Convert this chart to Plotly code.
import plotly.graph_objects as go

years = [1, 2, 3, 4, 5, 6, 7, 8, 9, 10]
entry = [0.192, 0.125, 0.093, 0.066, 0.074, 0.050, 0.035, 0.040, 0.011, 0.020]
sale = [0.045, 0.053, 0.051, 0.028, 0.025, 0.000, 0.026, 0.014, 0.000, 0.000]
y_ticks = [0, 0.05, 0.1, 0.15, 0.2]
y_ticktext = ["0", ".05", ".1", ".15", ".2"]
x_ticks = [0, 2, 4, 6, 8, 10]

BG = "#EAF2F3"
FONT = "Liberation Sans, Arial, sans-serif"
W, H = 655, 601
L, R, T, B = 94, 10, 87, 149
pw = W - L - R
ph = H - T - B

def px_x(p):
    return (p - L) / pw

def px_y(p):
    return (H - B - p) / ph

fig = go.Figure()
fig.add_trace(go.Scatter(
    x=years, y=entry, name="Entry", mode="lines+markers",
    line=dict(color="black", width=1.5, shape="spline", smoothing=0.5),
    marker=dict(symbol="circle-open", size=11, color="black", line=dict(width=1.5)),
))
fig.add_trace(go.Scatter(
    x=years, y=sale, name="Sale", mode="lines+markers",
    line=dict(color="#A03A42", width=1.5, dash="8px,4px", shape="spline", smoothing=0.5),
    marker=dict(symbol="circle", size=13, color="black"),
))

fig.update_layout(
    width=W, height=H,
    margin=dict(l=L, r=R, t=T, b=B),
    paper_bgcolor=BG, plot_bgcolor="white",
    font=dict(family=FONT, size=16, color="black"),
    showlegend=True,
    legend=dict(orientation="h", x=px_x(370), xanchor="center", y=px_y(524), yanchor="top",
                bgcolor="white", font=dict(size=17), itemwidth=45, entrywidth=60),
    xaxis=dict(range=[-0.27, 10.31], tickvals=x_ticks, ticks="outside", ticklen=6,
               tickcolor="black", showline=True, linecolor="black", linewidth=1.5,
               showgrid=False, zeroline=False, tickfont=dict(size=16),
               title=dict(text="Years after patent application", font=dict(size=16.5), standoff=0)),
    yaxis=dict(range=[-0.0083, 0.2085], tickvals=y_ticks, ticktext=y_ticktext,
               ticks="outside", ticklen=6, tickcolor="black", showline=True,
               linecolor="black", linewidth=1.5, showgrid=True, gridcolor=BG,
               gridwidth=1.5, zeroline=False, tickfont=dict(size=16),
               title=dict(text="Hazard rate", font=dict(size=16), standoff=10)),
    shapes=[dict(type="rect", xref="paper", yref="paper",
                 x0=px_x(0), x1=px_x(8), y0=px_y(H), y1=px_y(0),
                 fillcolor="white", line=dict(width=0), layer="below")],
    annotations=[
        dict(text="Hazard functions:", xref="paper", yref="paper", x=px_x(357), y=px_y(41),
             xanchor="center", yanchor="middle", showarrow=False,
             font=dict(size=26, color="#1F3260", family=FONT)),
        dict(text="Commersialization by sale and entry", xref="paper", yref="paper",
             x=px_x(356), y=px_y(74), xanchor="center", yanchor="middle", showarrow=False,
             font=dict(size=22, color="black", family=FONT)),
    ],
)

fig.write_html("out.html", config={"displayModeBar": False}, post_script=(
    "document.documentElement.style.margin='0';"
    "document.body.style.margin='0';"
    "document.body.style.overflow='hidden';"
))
--
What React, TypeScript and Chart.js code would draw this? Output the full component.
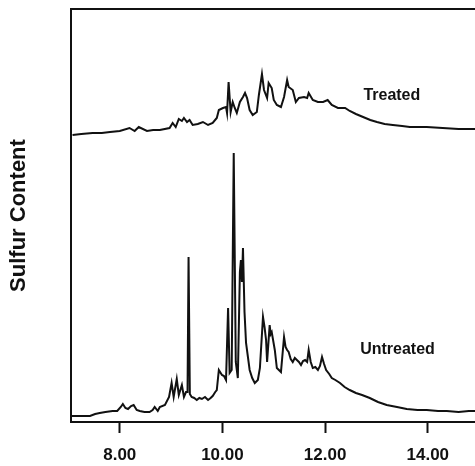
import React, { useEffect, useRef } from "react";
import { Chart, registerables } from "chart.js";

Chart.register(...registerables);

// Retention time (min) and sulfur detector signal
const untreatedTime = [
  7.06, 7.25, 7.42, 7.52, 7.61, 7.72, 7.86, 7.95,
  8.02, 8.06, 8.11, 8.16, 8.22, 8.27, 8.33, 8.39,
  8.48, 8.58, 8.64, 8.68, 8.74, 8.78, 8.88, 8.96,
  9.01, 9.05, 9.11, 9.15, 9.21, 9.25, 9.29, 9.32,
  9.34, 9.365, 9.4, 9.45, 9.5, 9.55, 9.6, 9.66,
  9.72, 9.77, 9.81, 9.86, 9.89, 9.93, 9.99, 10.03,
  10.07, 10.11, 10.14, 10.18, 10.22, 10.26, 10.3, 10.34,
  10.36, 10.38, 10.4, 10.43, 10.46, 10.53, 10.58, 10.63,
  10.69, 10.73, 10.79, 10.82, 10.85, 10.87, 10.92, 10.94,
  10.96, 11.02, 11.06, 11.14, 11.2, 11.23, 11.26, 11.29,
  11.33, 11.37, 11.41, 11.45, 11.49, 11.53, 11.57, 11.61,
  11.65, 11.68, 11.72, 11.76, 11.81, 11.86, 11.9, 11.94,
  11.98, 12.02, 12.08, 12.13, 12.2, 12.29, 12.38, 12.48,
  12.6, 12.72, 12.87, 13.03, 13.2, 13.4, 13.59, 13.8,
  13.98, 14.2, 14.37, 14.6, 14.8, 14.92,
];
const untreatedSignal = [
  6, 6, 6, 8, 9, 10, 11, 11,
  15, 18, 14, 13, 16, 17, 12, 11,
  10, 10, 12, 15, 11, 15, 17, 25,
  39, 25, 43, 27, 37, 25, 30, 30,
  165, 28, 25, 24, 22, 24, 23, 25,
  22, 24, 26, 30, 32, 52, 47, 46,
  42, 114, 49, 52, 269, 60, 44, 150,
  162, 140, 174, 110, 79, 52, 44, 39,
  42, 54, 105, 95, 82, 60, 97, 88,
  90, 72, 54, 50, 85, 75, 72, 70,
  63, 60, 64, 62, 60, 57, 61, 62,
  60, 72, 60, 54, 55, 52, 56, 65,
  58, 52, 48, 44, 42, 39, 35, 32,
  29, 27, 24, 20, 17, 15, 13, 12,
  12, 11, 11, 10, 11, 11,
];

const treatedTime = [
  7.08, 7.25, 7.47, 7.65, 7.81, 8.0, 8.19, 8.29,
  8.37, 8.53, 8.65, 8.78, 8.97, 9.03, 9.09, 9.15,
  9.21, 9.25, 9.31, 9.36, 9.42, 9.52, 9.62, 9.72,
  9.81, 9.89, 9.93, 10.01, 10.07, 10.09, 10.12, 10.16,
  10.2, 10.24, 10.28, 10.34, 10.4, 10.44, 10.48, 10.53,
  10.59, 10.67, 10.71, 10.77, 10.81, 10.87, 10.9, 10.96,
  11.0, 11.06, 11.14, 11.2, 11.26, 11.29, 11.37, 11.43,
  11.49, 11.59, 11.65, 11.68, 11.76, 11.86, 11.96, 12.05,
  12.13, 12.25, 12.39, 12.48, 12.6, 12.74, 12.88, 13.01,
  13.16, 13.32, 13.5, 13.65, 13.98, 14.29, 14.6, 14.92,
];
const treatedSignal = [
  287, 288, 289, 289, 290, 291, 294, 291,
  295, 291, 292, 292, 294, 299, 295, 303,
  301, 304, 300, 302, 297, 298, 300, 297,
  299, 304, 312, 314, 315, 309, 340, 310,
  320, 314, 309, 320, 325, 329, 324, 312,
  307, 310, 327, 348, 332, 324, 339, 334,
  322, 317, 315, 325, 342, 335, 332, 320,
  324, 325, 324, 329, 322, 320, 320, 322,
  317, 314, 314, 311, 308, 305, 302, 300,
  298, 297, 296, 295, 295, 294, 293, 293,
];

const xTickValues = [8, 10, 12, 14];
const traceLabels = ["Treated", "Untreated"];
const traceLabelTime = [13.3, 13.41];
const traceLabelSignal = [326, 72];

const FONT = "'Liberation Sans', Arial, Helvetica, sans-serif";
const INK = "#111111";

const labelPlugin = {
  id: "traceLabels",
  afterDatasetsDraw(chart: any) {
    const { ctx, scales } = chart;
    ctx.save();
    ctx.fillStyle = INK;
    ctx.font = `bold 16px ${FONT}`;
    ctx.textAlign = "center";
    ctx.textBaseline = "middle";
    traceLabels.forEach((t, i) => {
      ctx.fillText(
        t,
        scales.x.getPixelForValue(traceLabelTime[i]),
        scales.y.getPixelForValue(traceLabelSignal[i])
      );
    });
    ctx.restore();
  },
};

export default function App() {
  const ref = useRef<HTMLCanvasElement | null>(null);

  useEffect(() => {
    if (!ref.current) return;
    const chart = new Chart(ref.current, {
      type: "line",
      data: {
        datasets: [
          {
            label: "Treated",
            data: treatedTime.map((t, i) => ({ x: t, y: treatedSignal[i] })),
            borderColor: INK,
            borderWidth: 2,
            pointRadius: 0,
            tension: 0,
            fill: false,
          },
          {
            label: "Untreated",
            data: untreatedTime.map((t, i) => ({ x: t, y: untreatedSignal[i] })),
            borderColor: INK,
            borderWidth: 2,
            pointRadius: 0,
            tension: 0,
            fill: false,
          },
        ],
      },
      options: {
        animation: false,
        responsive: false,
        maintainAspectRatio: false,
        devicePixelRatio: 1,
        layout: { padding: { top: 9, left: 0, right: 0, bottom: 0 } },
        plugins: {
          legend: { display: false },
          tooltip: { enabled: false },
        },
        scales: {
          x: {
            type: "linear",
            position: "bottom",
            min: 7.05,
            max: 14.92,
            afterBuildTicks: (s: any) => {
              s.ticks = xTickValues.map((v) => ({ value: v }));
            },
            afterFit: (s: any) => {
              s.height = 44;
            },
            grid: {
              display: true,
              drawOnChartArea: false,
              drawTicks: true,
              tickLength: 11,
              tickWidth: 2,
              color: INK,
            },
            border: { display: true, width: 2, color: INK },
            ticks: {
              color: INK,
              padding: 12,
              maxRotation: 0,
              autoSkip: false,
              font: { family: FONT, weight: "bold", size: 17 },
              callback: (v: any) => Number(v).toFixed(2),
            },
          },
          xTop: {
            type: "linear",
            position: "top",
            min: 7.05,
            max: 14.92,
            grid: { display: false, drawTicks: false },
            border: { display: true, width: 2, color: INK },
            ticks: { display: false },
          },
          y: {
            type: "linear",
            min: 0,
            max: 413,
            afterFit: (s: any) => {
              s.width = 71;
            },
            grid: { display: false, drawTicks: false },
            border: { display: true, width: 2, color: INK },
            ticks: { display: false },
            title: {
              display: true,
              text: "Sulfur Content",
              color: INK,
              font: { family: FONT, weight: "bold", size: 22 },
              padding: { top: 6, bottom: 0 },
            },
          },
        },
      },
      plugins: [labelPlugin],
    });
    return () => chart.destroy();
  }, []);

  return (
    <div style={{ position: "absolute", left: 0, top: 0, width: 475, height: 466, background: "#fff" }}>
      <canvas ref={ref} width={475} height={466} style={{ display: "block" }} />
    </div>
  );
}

▸ **Task prompt**
Search the data above for the string "code" and return every line that has it.

▸ **Exercise solution**
Convert this chart to Plotly code.
What React, TypeScript and Chart.js code would draw this? Output the full component.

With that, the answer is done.